Many regard Mudbound as a strong candidate for a best picture Oscar nod. The drama opened AFI Fest and the ensemble cast has already picked up the Independent Spirits’ Robert Altman Award and earned a special jury award for ensemble performance from the Gothams.
Netflix opened the film in around 17 US theatres day-and-date with the November 17 streaming launch to qualify the film for Oscar consideration; Curzon Artificial Eye also released the film in selected UK cinemas as part of its Netflix deal.

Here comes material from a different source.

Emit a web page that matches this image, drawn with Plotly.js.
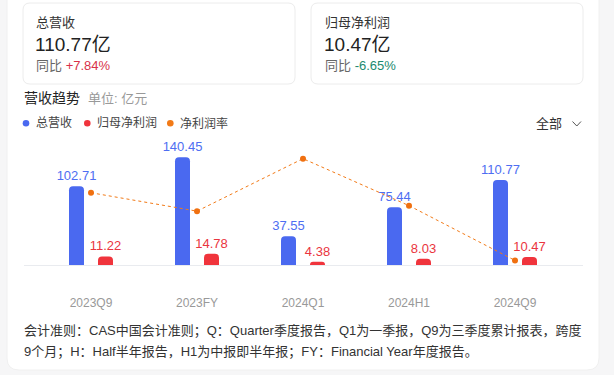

Despite the smaller theatrical footprint, Mudbound’s creators feel happy.
“As an artist you want your film to be seen and on Netflix it’s going to be seen, and it’s going to be seen in many countries at once,” Rees says. “For me one of the reasons Pariah stayed alive was because of Netflix. If it had just been a theatrical release, a lot of people wouldn’t have found it, but people come up to me all the time and say they’ve seen Pariah on Netflix.”
“Unlike going through a traditional distributor and having thousands of people see this, millions will see it,” Elwes says. “The message of this movie will get to them and that’s why we made it.”